Belgrade, juin 2025. Derrière les façades flambant neuves et les rubans coupés en grande pompe, la Serbie moderne cache un mal profond : une corruption enracinée dans les grands chantiers publics. L’effondrement de la gare de Novi Sad, rénovée par des entreprises chinoises, a mis en lumière un système où les infrastructures servent autant à bâtir qu’à dissimuler.
La gare de Novi Sad : vitrine brisée d’un partenariat opaque
Le 1er novembre 2024, le toit de la gare de Novi Sad s’effondre, tuant 16 personnes. Le bâtiment venait d’être rénové dans le cadre du projet ferroviaire Belgrade–Budapest, financé par un prêt chinois de 3 milliards d’euros.
- Le chantier avait été confié à un consortium sino-européen (China Communications Construction Company, China Railway International, Egis, Utiber) sans appel d’offres public.

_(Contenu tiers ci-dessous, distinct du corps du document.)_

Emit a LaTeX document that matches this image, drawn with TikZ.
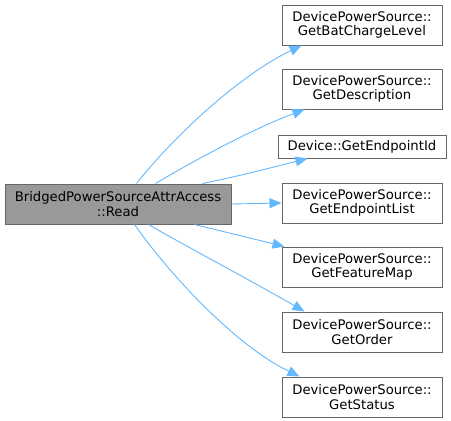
\documentclass[tikz,border=0pt]{standalone}
\usepackage{fontspec}
\setmainfont{DejaVu Sans}
\usetikzlibrary{arrows.meta,calc}
\definecolor{edgeblue}{HTML}{63B8FF}
\definecolor{boxline}{HTML}{666666}
\definecolor{mainfill}{HTML}{999999}
\tikzset{
  fbox/.style={draw=boxline, line width=1pt, fill=white, align=center, inner sep=0pt,
    minimum width=160pt, minimum height=40pt, font=\fontsize{13.2}{14.5}\selectfont},
  mainbox/.style={fbox, fill=mainfill, minimum width=226pt},
  sbox/.style={fbox, minimum width=168pt, minimum height=23pt},
  edge/.style={draw=edgeblue, line width=0.9pt, -{Triangle[length=12pt,width=10pt]}}
}
\begin{document}
\begin{tikzpicture}[x=1pt,y=-1pt]
\useasboundingbox (0,0) rectangle (451,421);
\node[mainbox] (main) at (118,204) {BridgedPowerSourceAttrAccess\\::Read};
\node[fbox] (n1) at (362,25) {DevicePowerSource::\\GetBatChargeLevel};
\node[fbox] (n2) at (362,89) {DevicePowerSource::\\GetDescription};
\node[sbox] (n3) at (362,146.5) {Device::GetEndpointId};
\node[fbox] (n4) at (362,203) {DevicePowerSource::\\GetEndpointList};
\node[fbox] (n5) at (362,267) {DevicePowerSource::\\GetFeatureMap};
\node[fbox] (n6) at (362,332) {DevicePowerSource::\\GetOrder};
\node[fbox] (n7) at (362,397) {DevicePowerSource::\\GetStatus};
\draw[edge] ($(main.north west)+(132,0)$) .. controls (175,135) and (240,75) .. ($(n1.south west)+(20,0)$);
\draw[edge] ($(main.north west)+(151,0)$) .. controls (190,163) and (250,130) .. ($(n2.south west)+(23,0)$);
\draw[edge] ($(main.north west)+(198,0)$) .. controls (235,177) and (270,168) .. ($(n3.south west)+(30,0)$);
\draw[edge] (main.east) -- (n4.west);
\draw[edge] ($(main.south west)+(190,0)$) -- ($(n5.north west)+(3,0)$);
\draw[edge] ($(main.south west)+(144,0)$) .. controls (180,243) and (250,280) .. ($(n6.north west)+(23,0)$);
\draw[edge] ($(main.south west)+(130,0)$) .. controls (170,275) and (235,345) .. ($(n7.north west)+(18,0)$);
\end{tikzpicture}
\end{document}
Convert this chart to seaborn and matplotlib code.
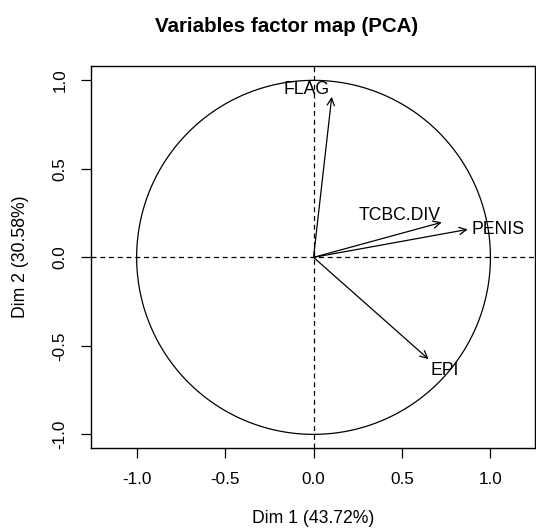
import matplotlib

matplotlib.use("Agg")
import matplotlib.pyplot as plt
import numpy as np
import seaborn as sns

# PCA variable coordinates
variables = ["FLAG", "TCBC.DIV", "PENIS", "EPI"]
dim1 = [0.103, 0.725, 0.872, 0.650]
dim2 = [0.907, 0.198, 0.158, -0.575]
dim1_pct = 43.72
dim2_pct = 30.58
ticks = [-1.0, -0.5, 0.0, 0.5, 1.0]

# label offsets from arrow tips, in points
label_offsets = {
    "FLAG": (-18, 5),
    "TCBC.DIV": (-30, 5),
    "PENIS": (22, 0),
    "EPI": (12, -8),
}

sns.set_theme(style="ticks")
plt.rcParams["font.family"] = ["Liberation Sans", "DejaVu Sans"]
plt.rcParams["text.color"] = "black"
plt.rcParams["axes.labelcolor"] = "black"

fig = plt.figure(figsize=(5.36, 5.31), dpi=100)
ax = fig.add_axes([91 / 536, 83 / 531, 444 / 536, 382 / 531])

# unit circle
theta = np.linspace(0, 2 * np.pi, 400)
sns.lineplot(x=np.cos(theta), y=np.sin(theta), sort=False, estimator=None,
             color="black", linewidth=0.9, ax=ax)

ax.axhline(0, color="black", linewidth=0.9, linestyle=(0, (4, 3)))
ax.axvline(0, color="black", linewidth=0.9, linestyle=(0, (4, 3)))

for name, x, y in zip(variables, dim1, dim2):
    ax.annotate("", xy=(x, y), xytext=(0, 0),
                arrowprops=dict(arrowstyle="->", color="black", lw=0.9,
                                shrinkA=0, shrinkB=0, mutation_scale=13))
    dx, dy = label_offsets[name]
    ax.annotate(name, xy=(x, y), xytext=(dx, dy), textcoords="offset points",
                ha="center", va="center", fontsize=12.7, color="black")

ax.set_xlim(-1.258, 1.252)
ax.set_ylim(-1.077, 1.081)
ax.set_xticks(ticks)
ax.set_yticks(ticks)
ax.set_xticklabels([f"{t:.1f}" for t in ticks], fontsize=12.3)
ax.set_yticklabels([f"{t:.1f}" for t in ticks], fontsize=12.3, rotation=90,
                   va="center")
ax.tick_params(direction="out", length=7, width=0.9, pad=10, colors="black")
for sp in ax.spines.values():
    sp.set_visible(True)
    sp.set_linewidth(1.0)
    sp.set_color("black")

ax.set_xlabel(f"Dim 1 ({dim1_pct:.2f}%)", fontsize=12.7, labelpad=17)
ax.set_ylabel(f"Dim 2 ({dim2_pct:.2f}%)", fontsize=12.7, labelpad=17)
fig.text(0.5 + 19 / 536, 1 - 27 / 531, "Variables factor map (PCA)",
         ha="center", va="center", fontsize=14.8, fontweight="bold")

fig.savefig("out.png", dpi=100, facecolor="white")
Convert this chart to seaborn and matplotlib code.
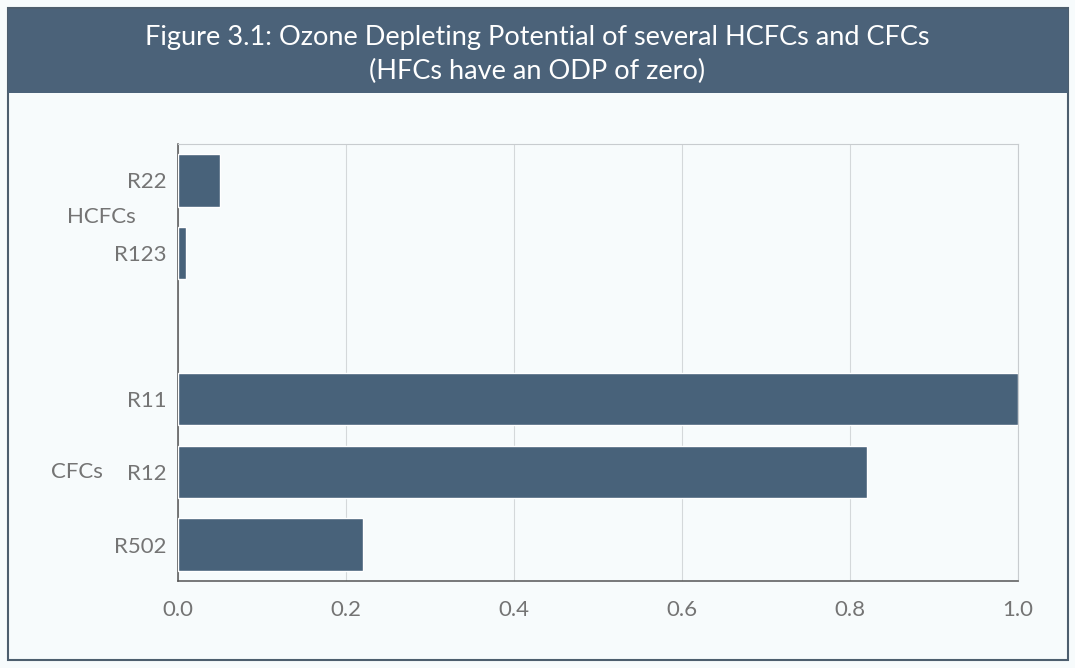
import matplotlib
matplotlib.use("Agg")
import matplotlib.pyplot as plt
import seaborn as sns
import pandas as pd
from matplotlib.patches import Rectangle

# 数据
refrigerants = ["R22", "R123", "R11", "R12", "R502"]
odp_values = [0.05, 0.01, 1.0, 0.82, 0.22]
groups = ["HCFCs", "HCFCs", "CFCs", "CFCs", "CFCs"]
slot_order = ["R22", "R123", "", "R11", "R12", "R502"]
x_ticks = [0.0, 0.2, 0.4, 0.6, 0.8, 1.0]
title_lines = ["Figure 3.1: Ozone Depleting Potential of several HCFCs and CFCs",
               "(HFCs have an ODP of zero)"]

BAR_COLOR = "#48627a"
BAND_COLOR = "#4b6279"
TEXT_GREY = "#747474"
BG = "#f7fbfc"

sns.set_theme(style="white")
plt.rcParams["font.family"] = ["Lato", "DejaVu Sans"]

df = pd.DataFrame({"name": refrigerants, "odp": odp_values, "group": groups})

fig = plt.figure(figsize=(10.75, 6.68), dpi=100)
fig.patch.set_facecolor(BG)

# outer frame + title band
fig.patches.append(Rectangle((0.0074, 0.012), 0.9861, 0.976, transform=fig.transFigure,
                             fill=False, edgecolor="#4d5e6e", linewidth=1.5, zorder=0))
fig.patches.append(Rectangle((0.0074, 0.861), 0.9861, 0.125, transform=fig.transFigure,
                             facecolor=BAND_COLOR, edgecolor="none", zorder=1))
fig.text(0.5, 1 - 38 / 668, title_lines[0], ha="center", va="center",
         color="white", fontsize=19.5)
fig.text(0.5, 1 - 71 / 668, title_lines[1], ha="center", va="center",
         color="white", fontsize=19.5)

ax = fig.add_axes([178 / 1075, 1 - 581 / 668, 840 / 1075, 437 / 668])
ax.set_facecolor(BG)

sns.barplot(data=df, x="odp", y="name", order=slot_order, color=BAR_COLOR,
            saturation=1, width=0.72, ax=ax, zorder=3)

ax.set_xlim(0, 1.0)
ax.set_xticks(x_ticks)
ax.set_xticklabels([f"{t:.1f}" for t in x_ticks])
ax.set_xlabel("")
ax.set_ylabel("")
ax.grid(axis="x", color="#d4d8da", linewidth=0.8, zorder=0)
ax.grid(axis="y", visible=False)

ax.tick_params(axis="x", direction="in", length=8, width=1, color="#555555",
               labelsize=16, labelcolor=TEXT_GREY, pad=14)
ax.tick_params(axis="y", length=0, labelsize=16, labelcolor=TEXT_GREY, pad=8)

for side in ["left", "bottom"]:
    ax.spines[side].set_color("#555555")
    ax.spines[side].set_linewidth(1.1)
for side in ["top", "right"]:
    ax.spines[side].set_color("#c8cccf")
    ax.spines[side].set_linewidth(0.8)

# group labels to the left of the tick labels
fig.text(101 / 1075, 1 - 217 / 668, "HCFCs", ha="center", va="center",
         color=TEXT_GREY, fontsize=16)
fig.text(77 / 1075, 1 - 472 / 668, "CFCs", ha="center", va="center",
         color=TEXT_GREY, fontsize=16)

fig.savefig("out.png", dpi=100, facecolor=BG)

- Des lanceurs d’alerte révèlent que la structure a été affaiblie par des ajouts non prévus et des matériaux de mauvaise qualité.
- 13 personnes, dont un ancien ministre, sont inculpées pour négligence grave.
« La corruption ne tue pas seulement la démocratie. Elle tue des gens », résume un manifestant à Novi Sad.
Des chantiers à haut risque
La gare n’est pas un cas isolé. Depuis dix ans, la Serbie a multiplié les projets d’infrastructure : autoroutes, mines, usines, lignes ferroviaires.
- Zijin Mining, entreprise chinoise, a investi 3,8 milliards de dollars dans une mine de cuivre à Bor.
- L’usine de pneus LingLong, à Zrenjanin, a été accusée de travail forcé et de violations environnementales.
- Des dizaines de projets ont été lancés sans étude d’impact ni consultation publique.
Un système verrouillé
Le « miracle serbe » repose sur un clientélisme bien huilé :
- Les appels d’offres sont rares, les contrats classés « secrets défense ».
- Les entreprises proches du pouvoir raflent les sous-traitances.
- Les institutions de contrôle (tribunaux, Cour des comptes, agences anti-corruption) sont sous influence politique.
« Ce n’est pas un État de droit, c’est un État de deals », ironise un urbaniste belgradois.
Une diplomatie du béton
La Serbie joue sur plusieurs tableaux :
- Elle reçoit des fonds européens pour des projets encadrés.
- Mais elle privilégie les investissements chinois, plus rapides, moins contraignants… et plus opaques.
- Résultat : des infrastructures parfois bâclées, souvent surdimensionnées, rarement durables.